Earlier these same men laughed and ridiculed the Person and the doctrine they feared. Look and listen to them while Christ still hung upon the cross. They took the very things which Jesus said – the things which these men fearfully denied – and threw them back into the face of the Lord. “Thou that destroyest the temple, and buildest it in three days, save thyself. If thou be the Son of God, come down from the cross.” “He saved others; himself he cannot save. If he be the King of Israel, let him now come down from the cross, and we will believe him. He trusted in God; let him deliver him now, if he will have him: for he said, I am the Son of God.” The last empty argument of the defeated debater is ridicule and slander. If there was any substance to their fallen faith and doctrine, why didn’t they sooth their anxieties with those? Where were their scriptures – their logic – their irrefutable proofs?
What do people do to soften their anxieties? Diversion is a common practice, although that is not what we see here. People often immerse themselves in secondary things in order to avoid the primary things. They will even use doctrine in that way – focusing on smaller questions so that they don’t have to face the important things. I will never discount the fact that drugs and alcohol are addictive. But some people use them to hide themselves from their problems.

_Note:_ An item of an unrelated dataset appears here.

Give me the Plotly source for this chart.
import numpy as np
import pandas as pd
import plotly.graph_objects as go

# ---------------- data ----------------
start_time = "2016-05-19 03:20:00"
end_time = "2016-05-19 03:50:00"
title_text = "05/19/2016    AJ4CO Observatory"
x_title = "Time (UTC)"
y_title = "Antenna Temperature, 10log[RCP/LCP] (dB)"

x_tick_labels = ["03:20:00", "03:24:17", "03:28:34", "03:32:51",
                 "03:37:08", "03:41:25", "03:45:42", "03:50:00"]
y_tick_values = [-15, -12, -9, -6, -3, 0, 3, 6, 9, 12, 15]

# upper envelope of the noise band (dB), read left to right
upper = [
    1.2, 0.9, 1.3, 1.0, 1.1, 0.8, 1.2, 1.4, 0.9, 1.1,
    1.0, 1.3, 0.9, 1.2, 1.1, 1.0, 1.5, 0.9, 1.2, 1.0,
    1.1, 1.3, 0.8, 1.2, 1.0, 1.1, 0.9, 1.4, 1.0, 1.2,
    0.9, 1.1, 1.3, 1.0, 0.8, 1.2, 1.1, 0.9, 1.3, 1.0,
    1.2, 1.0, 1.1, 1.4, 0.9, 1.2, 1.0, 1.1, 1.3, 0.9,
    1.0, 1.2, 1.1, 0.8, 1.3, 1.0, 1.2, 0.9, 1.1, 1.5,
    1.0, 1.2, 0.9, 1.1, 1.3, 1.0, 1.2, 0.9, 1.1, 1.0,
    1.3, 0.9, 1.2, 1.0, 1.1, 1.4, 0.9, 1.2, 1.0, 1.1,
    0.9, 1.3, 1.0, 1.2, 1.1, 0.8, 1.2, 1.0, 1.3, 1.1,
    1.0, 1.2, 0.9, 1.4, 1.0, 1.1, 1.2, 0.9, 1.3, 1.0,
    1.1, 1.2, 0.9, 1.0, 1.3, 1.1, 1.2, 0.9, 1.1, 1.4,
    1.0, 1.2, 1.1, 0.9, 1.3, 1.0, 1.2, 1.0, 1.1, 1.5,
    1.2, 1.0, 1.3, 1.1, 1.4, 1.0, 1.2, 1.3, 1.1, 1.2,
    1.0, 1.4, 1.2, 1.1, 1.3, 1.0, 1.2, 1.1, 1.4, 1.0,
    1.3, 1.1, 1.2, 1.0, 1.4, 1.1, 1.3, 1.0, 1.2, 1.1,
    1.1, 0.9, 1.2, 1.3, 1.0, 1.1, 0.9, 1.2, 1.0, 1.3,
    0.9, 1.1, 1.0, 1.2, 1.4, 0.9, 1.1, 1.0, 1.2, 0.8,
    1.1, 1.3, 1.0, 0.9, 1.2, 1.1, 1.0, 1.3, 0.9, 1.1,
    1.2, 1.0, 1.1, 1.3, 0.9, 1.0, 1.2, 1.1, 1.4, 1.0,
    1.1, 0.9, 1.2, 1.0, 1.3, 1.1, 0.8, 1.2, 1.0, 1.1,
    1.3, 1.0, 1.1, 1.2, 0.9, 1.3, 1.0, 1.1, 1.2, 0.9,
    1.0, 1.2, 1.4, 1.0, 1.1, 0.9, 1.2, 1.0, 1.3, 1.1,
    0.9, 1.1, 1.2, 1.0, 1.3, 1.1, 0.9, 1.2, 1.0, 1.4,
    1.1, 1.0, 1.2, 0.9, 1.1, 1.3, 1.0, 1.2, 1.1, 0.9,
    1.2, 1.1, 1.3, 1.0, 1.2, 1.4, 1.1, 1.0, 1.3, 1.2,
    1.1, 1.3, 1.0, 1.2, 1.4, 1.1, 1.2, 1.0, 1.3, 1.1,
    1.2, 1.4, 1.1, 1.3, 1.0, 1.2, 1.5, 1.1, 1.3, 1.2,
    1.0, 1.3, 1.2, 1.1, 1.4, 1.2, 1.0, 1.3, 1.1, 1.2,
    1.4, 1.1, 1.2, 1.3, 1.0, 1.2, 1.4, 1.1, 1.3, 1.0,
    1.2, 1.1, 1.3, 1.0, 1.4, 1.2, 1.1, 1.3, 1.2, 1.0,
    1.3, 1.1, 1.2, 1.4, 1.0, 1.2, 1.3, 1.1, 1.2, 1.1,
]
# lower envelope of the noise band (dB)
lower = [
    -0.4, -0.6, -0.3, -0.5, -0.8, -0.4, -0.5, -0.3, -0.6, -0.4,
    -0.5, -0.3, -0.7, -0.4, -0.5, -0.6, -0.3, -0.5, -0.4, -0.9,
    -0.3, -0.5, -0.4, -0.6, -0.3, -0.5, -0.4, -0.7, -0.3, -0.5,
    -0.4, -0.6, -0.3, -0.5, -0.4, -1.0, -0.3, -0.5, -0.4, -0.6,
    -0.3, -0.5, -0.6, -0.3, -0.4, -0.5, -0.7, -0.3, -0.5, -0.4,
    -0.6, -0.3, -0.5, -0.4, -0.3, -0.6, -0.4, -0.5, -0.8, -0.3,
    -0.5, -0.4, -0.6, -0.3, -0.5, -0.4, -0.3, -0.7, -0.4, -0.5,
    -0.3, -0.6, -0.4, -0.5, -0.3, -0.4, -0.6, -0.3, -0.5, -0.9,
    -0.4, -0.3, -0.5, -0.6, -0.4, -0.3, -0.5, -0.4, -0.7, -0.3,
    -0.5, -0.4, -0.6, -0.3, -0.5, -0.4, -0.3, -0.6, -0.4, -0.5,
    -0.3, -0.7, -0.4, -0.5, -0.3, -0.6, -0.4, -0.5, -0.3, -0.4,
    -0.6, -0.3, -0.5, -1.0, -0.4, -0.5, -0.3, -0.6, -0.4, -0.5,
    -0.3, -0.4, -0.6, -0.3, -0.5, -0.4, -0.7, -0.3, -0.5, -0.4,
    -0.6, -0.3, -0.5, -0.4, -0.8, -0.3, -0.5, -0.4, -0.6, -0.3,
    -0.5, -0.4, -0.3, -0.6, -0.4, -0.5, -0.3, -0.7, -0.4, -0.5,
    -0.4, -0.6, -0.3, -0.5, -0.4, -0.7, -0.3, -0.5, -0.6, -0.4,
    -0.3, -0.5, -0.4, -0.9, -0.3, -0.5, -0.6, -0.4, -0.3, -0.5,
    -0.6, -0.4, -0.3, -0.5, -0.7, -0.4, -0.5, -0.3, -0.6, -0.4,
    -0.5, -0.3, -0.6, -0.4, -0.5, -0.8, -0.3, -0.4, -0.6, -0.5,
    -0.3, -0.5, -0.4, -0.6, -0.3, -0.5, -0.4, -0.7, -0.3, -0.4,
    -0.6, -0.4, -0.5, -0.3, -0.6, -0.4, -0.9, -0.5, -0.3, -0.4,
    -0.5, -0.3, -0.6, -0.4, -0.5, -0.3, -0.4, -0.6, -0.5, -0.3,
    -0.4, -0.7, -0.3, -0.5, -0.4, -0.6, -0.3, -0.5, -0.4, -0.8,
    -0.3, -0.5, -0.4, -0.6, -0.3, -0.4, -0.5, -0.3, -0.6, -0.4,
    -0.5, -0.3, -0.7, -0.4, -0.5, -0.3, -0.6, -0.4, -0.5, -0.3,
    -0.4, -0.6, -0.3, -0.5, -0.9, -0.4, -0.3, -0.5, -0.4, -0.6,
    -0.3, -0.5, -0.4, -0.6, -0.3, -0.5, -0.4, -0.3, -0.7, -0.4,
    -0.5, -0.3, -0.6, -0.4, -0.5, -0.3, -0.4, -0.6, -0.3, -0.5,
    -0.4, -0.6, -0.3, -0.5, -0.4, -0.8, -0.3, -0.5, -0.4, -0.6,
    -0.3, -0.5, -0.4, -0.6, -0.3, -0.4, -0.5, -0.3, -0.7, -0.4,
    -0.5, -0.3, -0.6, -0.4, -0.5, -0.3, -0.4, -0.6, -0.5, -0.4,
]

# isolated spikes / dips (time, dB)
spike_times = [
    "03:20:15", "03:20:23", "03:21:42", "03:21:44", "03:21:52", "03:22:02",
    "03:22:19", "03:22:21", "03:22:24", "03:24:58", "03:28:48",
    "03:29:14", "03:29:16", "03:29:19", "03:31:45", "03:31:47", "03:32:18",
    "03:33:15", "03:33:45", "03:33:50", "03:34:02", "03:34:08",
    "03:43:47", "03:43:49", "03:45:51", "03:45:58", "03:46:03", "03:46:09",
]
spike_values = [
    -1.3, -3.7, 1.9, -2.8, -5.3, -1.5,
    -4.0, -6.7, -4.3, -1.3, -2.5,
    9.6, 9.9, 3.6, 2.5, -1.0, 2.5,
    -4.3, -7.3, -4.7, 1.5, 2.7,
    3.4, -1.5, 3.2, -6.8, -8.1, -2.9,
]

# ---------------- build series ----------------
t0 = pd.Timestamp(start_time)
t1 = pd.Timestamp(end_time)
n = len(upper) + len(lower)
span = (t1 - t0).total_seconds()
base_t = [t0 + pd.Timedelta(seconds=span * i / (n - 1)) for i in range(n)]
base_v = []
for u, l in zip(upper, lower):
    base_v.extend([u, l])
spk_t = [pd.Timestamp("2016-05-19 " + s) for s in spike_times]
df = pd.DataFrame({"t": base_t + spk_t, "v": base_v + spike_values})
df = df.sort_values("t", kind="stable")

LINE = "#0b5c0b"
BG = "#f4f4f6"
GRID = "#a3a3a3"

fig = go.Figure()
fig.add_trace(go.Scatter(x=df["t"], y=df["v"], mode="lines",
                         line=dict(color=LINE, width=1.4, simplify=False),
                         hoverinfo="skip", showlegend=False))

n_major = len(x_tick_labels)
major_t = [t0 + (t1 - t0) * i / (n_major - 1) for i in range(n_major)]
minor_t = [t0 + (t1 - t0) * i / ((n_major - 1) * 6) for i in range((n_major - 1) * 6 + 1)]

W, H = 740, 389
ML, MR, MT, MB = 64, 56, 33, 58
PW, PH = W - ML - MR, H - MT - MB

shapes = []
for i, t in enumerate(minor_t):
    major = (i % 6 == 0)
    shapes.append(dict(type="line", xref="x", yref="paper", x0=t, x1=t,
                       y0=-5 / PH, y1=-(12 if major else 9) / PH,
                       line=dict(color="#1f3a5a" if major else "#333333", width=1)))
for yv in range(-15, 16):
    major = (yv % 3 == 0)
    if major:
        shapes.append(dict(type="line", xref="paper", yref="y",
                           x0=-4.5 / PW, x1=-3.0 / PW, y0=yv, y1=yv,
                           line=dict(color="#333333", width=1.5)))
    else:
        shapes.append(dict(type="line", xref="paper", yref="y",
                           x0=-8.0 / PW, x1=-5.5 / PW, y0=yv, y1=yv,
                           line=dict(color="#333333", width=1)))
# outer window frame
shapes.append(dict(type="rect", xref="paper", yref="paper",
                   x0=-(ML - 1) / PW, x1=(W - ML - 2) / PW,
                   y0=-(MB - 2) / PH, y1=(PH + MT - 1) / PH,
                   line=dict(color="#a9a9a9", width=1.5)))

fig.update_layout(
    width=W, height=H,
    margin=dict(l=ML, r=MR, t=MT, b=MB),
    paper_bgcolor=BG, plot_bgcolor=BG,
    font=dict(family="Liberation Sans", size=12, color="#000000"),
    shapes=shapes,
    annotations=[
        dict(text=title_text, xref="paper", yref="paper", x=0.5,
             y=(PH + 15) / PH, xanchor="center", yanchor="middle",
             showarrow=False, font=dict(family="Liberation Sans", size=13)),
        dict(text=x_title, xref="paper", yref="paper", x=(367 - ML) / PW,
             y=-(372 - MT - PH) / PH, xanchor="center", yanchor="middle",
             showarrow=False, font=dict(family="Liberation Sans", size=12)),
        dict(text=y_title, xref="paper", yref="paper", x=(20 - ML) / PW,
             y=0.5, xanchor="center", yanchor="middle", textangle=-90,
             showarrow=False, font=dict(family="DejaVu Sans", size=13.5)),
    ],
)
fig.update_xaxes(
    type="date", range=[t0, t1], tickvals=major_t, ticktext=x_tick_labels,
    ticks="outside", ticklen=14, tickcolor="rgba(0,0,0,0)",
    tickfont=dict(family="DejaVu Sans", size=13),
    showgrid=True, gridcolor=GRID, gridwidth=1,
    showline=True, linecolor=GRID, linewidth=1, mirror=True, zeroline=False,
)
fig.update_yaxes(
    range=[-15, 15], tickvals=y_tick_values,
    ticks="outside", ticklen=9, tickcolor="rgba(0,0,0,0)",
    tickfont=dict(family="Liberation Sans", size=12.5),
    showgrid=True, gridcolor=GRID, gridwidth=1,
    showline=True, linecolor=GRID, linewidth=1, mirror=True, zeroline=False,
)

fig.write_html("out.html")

Other examples are sports, recreation and entertainment. The sports television channels are filled with ads for a new form of gambling – fantasy football. In one of those ads, the speaker says, “My Sunday’s have never been so exciting.” That statement says several things on several levels. Some people use football as a means of hiding from the Lord – hiding from the Lord’s church. Church is dull – the house of God is boring – why? Because of the poor quality of the preaching? Perhaps But more often, the football is used to cover the fact that the man is convicted by what is to be found in the House of the Lord. He uses entertainment, football, gambling to sooth his spiritual anxiety.
What might people do to cover their anxieties? They might take the offensive, just as we see here. “Let’s not lay back on our heels. Let’s attack the potential problem.” “Sir, we remember that that deceive said, while he was yet alive, After three days I will rise again. Command therefore that the sepulchre be made sure until the third day, let his disciples come by night and steal him away.” This reminds me of those cults which say they base their doctrine on the Word of God, but in order to get and keep their converts, they write new scriptures, elevating them over the Bible. They have their books of Mormon, their Keys to the Scriptures, their declarations ex cathedra.
Do you suppose that after securing their dead captive, they went home and slept peaceably? I have my doubts. That which made them anxious in the first place was still there – their conscience and the promise of God. Their worries intensified until they exploded with the news of the empty tomb. But did this impel them towards faith in Christ? No, “If they hear not Moses and the prophets, neither will they be persuaded, though one rose from the dead.”
What is the only real solution to anxiety like this? Nicodemus and Joseph had been a part of this same unbelieving, anxious group. But these men submitted themselves to the Christ their former friends where trying to keep entombed. The priests and Pharisees were trying to calm their wicked rebellious hearts with means which were doomed to fail. The only guaranteed solution to the anxiety of sin is to be found IN Christ Jesus – not against Him. And Christ once said, “Peace I leave with you, my peace I give unto you: not as the world giveth, give I unto you. Let not your heart be troubled, neither let it be afraid.”
As I said, there are things in my past for which I am ashamed. But I have left those things with my Saviour. They are covered by His blood. “If we confess our sins, He is faithful and just to forgive us our sins, and to cleanse us from all evil – all unrighteousness.”